─── Source excerpt ───

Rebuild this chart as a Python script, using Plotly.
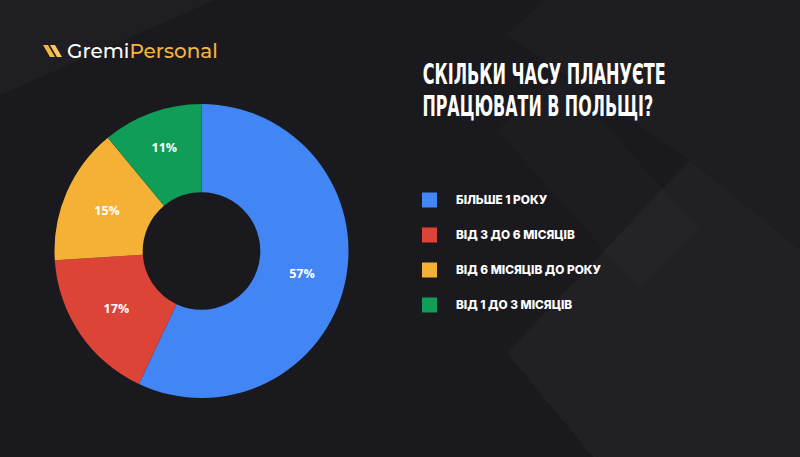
import json
import plotly.graph_objects as go

# ---- data ----
labels = ["БІЛЬШЕ 1 РОКУ", "ВІД 3 ДО 6 МІСЯЦІВ", "ВІД 6 МІСЯЦІВ ДО РОКУ", "ВІД 1 ДО 3 МІСЯЦІВ"]
values = [57, 17, 15, 11]
colors = ["#4285F4", "#DB4437", "#F4B136", "#0F9D58"]
title_lines = ["СКІЛЬКИ ЧАСУ ПЛАНУЄТЕ", "ПРАЦЮВАТИ В ПОЛЬЩІ?"]
title_widths = [243, 231]

W, H = 800, 457
BG = "#1a191e"

fig = go.Figure()
fig.add_trace(go.Pie(
    labels=labels, values=values, sort=False, direction="clockwise", rotation=0,
    hole=0.4, marker=dict(colors=colors, line=dict(width=0)),
    texttemplate="%{value}%", textposition="inside", insidetextorientation="horizontal",
    textfont=dict(family="Open Sans", size=12.5, color="white", weight=700),
    domain=dict(x=[54.5 / W, 348.5 / W], y=[(H - 398) / H, (H - 104) / H]),
    showlegend=False, hoverinfo="label+percent",
))

shapes = []
# subtle background geometry
bgpolys = [
    ("M0,0 L215,0 L0,95 Z", "rgba(255,255,255,0.025)"),
    ("M507,35 L545,0 L800,0 L800,250 L690,160 Z", "rgba(255,255,255,0.018)"),
    ("M497,130 L560,75 L700,230 L640,290 Z", "rgba(255,255,255,0.015)"),
    ("M507,353 L690,160 L800,250 L800,457 L593,457 Z", "rgba(255,255,255,0.03)"),
]
for p, c in bgpolys:
    shapes.append(dict(type="path", xref="x", yref="y", path=p, fillcolor=c, line=dict(width=0), layer="below"))

# logo icon bars
shapes.append(dict(type="path", xref="x", yref="y", path="M43,45 L48,45 L55,57 L50,57 Z", fillcolor="#F4B53F", line=dict(width=0)))
shapes.append(dict(type="path", xref="x", yref="y", path="M50,45 L55,45 L62,57 L57,57 Z", fillcolor="#F7C766", line=dict(width=0)))

annotations = []
annotations.append(dict(xref="x", yref="y", x=65, y=51, xanchor="left", yanchor="middle", showarrow=False,
                        text="Gremi<span style='color:#F4B53F'>Personal</span>",
                        font=dict(family="Montserrat, Lato, Open Sans", size=20, color="white", weight=500)))

# title (horizontally condensed to the look of the original)
title_left = 422.7
for i, line in enumerate(title_lines):
    annotations.append(dict(xref="x", yref="y", x=title_left + title_widths[i] / 2, y=74 + 32.5 * i,
                            xanchor="center", yanchor="middle", showarrow=False, text=line,
                            font=dict(family="DejaVu Sans Condensed", size=28, color="white", weight=700)))

# legend
for i, (lab, col) in enumerate(zip(labels, colors)):
    yc = 200 + 35 * i
    shapes.append(dict(type="rect", xref="x", yref="y", x0=422, x1=437, y0=yc - 7.5, y1=yc + 7.5,
                       fillcolor=col, line=dict(width=0)))
    annotations.append(dict(xref="x", yref="y", x=454, y=yc, xanchor="left", yanchor="middle", showarrow=False,
                            text=lab, font=dict(family="Inter", size=11.8, color="white", weight=800)))

fig.update_layout(
    width=W, height=H, margin=dict(l=0, r=0, t=0, b=0),
    paper_bgcolor=BG, plot_bgcolor=BG,
    xaxis=dict(range=[0, W], visible=False, fixedrange=True),
    yaxis=dict(range=[H, 0], visible=False, fixedrange=True),
    shapes=shapes, annotations=annotations,
)

targets = json.dumps(dict(zip(title_lines, title_widths)), ensure_ascii=False)
post = """
var gd = document.getElementById('{plot_id}');
var tw = %s;
gd.querySelectorAll('g.annotation').forEach(function(g){
  var t = g.querySelector('text.annotation-text');
  if (!t) return;
  var s = t.textContent;
  if (tw[s] === undefined) return;
  var inner = t.parentNode;
  var bb = t.getBBox();
  var k = tw[s] / bb.width;
  var cx = bb.x + bb.width / 2;
  var rect = inner.querySelector('rect.bg');
  [t, rect].forEach(function(el){
    if (!el) return;
    el.setAttribute('transform', 'translate(' + cx + ',0) scale(' + k + ',1) translate(' + (-cx) + ',0)');
  });
});
""" % targets
fig.write_html("out.html", post_script=post)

───

» What is required
Repeat verbatim all the material, but not the pictures.

» Finished task
Rebuild this chart as a Python script, using Plotly.
import json
import plotly.graph_objects as go

# ---- data ----
labels = ["БІЛЬШЕ 1 РОКУ", "ВІД 3 ДО 6 МІСЯЦІВ", "ВІД 6 МІСЯЦІВ ДО РОКУ", "ВІД 1 ДО 3 МІСЯЦІВ"]
values = [57, 17, 15, 11]
colors = ["#4285F4", "#DB4437", "#F4B136", "#0F9D58"]
title_lines = ["СКІЛЬКИ ЧАСУ ПЛАНУЄТЕ", "ПРАЦЮВАТИ В ПОЛЬЩІ?"]
title_widths = [243, 231]

W, H = 800, 457
BG = "#1a191e"

fig = go.Figure()
fig.add_trace(go.Pie(
    labels=labels, values=values, sort=False, direction="clockwise", rotation=0,
    hole=0.4, marker=dict(colors=colors, line=dict(width=0)),
    texttemplate="%{value}%", textposition="inside", insidetextorientation="horizontal",
    textfont=dict(family="Open Sans", size=12.5, color="white", weight=700),
    domain=dict(x=[54.5 / W, 348.5 / W], y=[(H - 398) / H, (H - 104) / H]),
    showlegend=False, hoverinfo="label+percent",
))

shapes = []
# subtle background geometry
bgpolys = [
    ("M0,0 L215,0 L0,95 Z", "rgba(255,255,255,0.025)"),
    ("M507,35 L545,0 L800,0 L800,250 L690,160 Z", "rgba(255,255,255,0.018)"),
    ("M497,130 L560,75 L700,230 L640,290 Z", "rgba(255,255,255,0.015)"),
    ("M507,353 L690,160 L800,250 L800,457 L593,457 Z", "rgba(255,255,255,0.03)"),
]
for p, c in bgpolys:
    shapes.append(dict(type="path", xref="x", yref="y", path=p, fillcolor=c, line=dict(width=0), layer="below"))

# logo icon bars
shapes.append(dict(type="path", xref="x", yref="y", path="M43,45 L48,45 L55,57 L50,57 Z", fillcolor="#F4B53F", line=dict(width=0)))
shapes.append(dict(type="path", xref="x", yref="y", path="M50,45 L55,45 L62,57 L57,57 Z", fillcolor="#F7C766", line=dict(width=0)))

annotations = []
annotations.append(dict(xref="x", yref="y", x=65, y=51, xanchor="left", yanchor="middle", showarrow=False,
                        text="Gremi<span style='color:#F4B53F'>Personal</span>",
                        font=dict(family="Montserrat, Lato, Open Sans", size=20, color="white", weight=500)))

# title (horizontally condensed to the look of the original)
title_left = 422.7
for i, line in enumerate(title_lines):
    annotations.append(dict(xref="x", yref="y", x=title_left + title_widths[i] / 2, y=74 + 32.5 * i,
                            xanchor="center", yanchor="middle", showarrow=False, text=line,
                            font=dict(family="DejaVu Sans Condensed", size=28, color="white", weight=700)))

# legend
for i, (lab, col) in enumerate(zip(labels, colors)):
    yc = 200 + 35 * i
    shapes.append(dict(type="rect", xref="x", yref="y", x0=422, x1=437, y0=yc - 7.5, y1=yc + 7.5,
                       fillcolor=col, line=dict(width=0)))
    annotations.append(dict(xref="x", yref="y", x=454, y=yc, xanchor="left", yanchor="middle", showarrow=False,
                            text=lab, font=dict(family="Inter", size=11.8, color="white", weight=800)))

fig.update_layout(
    width=W, height=H, margin=dict(l=0, r=0, t=0, b=0),
    paper_bgcolor=BG, plot_bgcolor=BG,
    xaxis=dict(range=[0, W], visible=False, fixedrange=True),
    yaxis=dict(range=[H, 0], visible=False, fixedrange=True),
    shapes=shapes, annotations=annotations,
)

targets = json.dumps(dict(zip(title_lines, title_widths)), ensure_ascii=False)
post = """
var gd = document.getElementById('{plot_id}');
var tw = %s;
gd.querySelectorAll('g.annotation').forEach(function(g){
  var t = g.querySelector('text.annotation-text');
  if (!t) return;
  var s = t.textContent;
  if (tw[s] === undefined) return;
  var inner = t.parentNode;
  var bb = t.getBBox();
  var k = tw[s] / bb.width;
  var cx = bb.x + bb.width / 2;
  var rect = inner.querySelector('rect.bg');
  [t, rect].forEach(function(el){
    if (!el) return;
    el.setAttribute('transform', 'translate(' + cx + ',0) scale(' + k + ',1) translate(' + (-cx) + ',0)');
  });
});
""" % targets
fig.write_html("out.html", post_script=post)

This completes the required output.